On September 2019, members of the Young Queer Alliance of Mauritius filed a claim before the Supreme Court challenging the constitutionality of s.250. They made two main claims:


First, s.250 has breached the members’ Right to Liberty under ss.3 and 3(a) of the Constitution. Read in combination, ss.3 and 3(a) say that “in Mauritius there have existed and shall continue to exist… the right of individual to… liberty.” The Supreme Court has observed to this extent that Mauritius is “well known for its traditional respect for freedom and liberty” and is “looked upon by many nations as an object of admiration and envy.”

The Right to Liberty sits close to the hearts of Mauritians. A mountain on the southern coast of Mauritius sits as a silent reminder of this: after Britain abolished slavery in 1834, authorities went to the mountain Le Morne to inform runaway slaves of their newfound freedom. But under the false impression that they were being recaptured, the same slaves committed suicide by leaping off the mountain into what is now known as the Valley of Bones—they would rather die free than live chained.


Second, it is claimed that s.250 has breached the members’ Right to Equal Protection under s.3 of the Constitution. Per s.3, there shall be no discrimination “by reason of… sex.” This claim assumes that non-discrimination on the basis of “sex” includes sexual orientation. The Supreme Court has never ruled on the soundness of this construction.

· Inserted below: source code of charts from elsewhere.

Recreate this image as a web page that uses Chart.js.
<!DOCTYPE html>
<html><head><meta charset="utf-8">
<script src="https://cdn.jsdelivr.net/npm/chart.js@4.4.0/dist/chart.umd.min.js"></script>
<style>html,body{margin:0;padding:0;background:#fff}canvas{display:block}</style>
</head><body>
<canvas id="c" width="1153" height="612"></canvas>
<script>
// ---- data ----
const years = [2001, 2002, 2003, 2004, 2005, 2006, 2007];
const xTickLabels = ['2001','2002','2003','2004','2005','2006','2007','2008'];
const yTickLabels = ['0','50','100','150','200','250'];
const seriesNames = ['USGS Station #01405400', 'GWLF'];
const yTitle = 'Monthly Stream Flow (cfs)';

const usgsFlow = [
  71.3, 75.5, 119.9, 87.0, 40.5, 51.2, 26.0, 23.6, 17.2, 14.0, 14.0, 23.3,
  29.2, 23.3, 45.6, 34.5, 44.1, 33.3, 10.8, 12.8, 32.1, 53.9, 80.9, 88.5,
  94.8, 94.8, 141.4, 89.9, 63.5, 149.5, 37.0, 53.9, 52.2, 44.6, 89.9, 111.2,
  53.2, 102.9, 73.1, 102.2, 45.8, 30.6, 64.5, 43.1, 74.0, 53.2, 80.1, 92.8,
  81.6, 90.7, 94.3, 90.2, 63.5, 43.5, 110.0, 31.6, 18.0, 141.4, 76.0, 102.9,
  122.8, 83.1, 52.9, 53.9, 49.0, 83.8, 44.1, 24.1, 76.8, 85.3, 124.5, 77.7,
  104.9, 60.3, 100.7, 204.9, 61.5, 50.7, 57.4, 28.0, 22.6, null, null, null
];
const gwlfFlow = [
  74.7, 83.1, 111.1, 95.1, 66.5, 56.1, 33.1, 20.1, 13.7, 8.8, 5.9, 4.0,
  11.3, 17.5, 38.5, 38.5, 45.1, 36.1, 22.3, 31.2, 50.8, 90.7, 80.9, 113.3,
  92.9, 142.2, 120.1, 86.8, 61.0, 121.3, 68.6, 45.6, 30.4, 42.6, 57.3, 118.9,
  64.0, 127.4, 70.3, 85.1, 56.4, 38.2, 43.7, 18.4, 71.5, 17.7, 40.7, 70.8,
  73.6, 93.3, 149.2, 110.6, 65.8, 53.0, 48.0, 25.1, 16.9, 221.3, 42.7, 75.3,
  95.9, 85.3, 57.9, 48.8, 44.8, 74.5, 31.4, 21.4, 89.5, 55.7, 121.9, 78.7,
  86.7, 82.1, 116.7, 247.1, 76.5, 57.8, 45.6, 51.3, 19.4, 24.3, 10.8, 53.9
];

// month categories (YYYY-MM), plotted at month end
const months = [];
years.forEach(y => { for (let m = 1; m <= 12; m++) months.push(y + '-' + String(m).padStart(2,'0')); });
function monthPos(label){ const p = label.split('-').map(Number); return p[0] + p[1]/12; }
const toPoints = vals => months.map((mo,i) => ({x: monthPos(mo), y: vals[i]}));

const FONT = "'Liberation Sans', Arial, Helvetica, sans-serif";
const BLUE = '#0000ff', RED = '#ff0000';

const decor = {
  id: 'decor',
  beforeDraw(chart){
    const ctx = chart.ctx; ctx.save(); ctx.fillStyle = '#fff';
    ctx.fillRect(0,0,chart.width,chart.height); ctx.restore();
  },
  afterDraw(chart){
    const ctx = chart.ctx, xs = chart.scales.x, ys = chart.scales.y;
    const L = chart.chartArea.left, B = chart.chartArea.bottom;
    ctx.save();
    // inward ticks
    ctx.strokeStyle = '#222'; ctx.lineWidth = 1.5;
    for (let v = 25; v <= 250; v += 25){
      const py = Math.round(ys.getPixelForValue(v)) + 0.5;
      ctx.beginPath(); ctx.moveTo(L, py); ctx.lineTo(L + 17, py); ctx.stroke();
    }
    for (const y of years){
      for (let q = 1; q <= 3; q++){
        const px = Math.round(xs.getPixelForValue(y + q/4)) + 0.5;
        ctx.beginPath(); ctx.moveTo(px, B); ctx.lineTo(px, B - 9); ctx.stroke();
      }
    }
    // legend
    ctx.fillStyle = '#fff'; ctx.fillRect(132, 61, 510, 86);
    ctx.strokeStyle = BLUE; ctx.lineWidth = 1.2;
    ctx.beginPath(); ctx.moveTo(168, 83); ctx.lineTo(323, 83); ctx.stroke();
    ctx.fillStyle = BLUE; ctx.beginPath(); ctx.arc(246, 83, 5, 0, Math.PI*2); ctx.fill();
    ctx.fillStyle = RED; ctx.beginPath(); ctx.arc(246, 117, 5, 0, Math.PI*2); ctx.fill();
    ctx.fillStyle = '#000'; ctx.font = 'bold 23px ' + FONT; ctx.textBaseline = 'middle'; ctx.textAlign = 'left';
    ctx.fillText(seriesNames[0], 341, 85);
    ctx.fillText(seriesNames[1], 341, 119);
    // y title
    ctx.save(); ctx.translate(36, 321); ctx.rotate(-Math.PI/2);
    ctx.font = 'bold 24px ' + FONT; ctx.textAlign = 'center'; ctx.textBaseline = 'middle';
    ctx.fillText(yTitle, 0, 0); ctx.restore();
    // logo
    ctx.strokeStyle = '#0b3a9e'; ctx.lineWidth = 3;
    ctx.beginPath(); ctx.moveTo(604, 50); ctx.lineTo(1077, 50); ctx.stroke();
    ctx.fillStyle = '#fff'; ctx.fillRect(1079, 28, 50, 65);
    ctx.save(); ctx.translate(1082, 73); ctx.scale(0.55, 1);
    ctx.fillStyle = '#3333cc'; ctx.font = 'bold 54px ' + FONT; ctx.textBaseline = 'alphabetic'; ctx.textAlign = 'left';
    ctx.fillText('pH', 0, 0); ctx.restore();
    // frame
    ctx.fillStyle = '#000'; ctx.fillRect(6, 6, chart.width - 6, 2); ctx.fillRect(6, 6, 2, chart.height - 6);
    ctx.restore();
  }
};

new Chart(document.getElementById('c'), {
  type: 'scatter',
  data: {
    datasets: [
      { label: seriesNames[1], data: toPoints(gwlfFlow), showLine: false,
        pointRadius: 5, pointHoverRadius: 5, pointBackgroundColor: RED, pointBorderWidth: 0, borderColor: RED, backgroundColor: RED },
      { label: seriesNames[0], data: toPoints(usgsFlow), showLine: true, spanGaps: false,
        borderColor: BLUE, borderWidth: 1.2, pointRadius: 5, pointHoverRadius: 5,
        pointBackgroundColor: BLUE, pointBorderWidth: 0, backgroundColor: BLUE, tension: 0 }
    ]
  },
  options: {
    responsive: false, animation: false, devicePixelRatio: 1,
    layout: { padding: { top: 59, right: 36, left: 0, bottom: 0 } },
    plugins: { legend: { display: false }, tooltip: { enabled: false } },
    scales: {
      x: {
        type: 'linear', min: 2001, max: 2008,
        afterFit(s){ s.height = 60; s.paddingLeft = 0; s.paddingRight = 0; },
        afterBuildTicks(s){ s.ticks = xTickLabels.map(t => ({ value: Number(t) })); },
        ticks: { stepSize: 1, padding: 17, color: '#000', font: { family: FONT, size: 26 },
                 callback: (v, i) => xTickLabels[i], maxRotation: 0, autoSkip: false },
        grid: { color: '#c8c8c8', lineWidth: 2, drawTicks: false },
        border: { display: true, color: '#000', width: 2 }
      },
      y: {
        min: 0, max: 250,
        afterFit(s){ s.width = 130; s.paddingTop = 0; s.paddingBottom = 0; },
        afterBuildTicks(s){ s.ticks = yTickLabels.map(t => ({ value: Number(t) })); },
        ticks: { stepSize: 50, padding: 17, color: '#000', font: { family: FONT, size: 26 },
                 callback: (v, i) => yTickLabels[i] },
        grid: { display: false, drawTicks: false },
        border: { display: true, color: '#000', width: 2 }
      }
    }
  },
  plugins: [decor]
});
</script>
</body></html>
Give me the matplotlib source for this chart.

On the one hand, the Court observed that the Constitution must be “given a generous and purposive interpretation.” The conferral of the Right to Equal Protection is one of the Constitution’s broad purposes, in that non-discrimination “permeates the whole Constitution.” In addition, the Court observed that the Right to Equal Protection under s.3 is “similar” to the Equal Protection Clause under the 14th Amendment of the American Constitution and to the “equal protection of the laws” under art.14 of the Indian Constitution. Therefore, the Court observed that the “same principle[s] could be deduced from… [section] 3 of the Constitution of Mauritius.”


But at the same time, the Court cautioned that “[t]he American and Indian Constitutions were drafted in a different age and have tended, particularly with regard to fundamental freedoms of the individual and to a greater extent than more modern Constitutions, to make broad and wide-ranging formulations” (emphasis added).


Under s.81 of the Constitution, a decision of the Mauritian Supreme Court can be appealed to the Judicial Committee of the Privy Council in London, presided by Justices of the Supreme Court of the United Kingdom. Should the Privy Council hear the appeal here, the outcome of its decision is likely to echo across other former British colonies in Africa, where the same Serpent still hisses.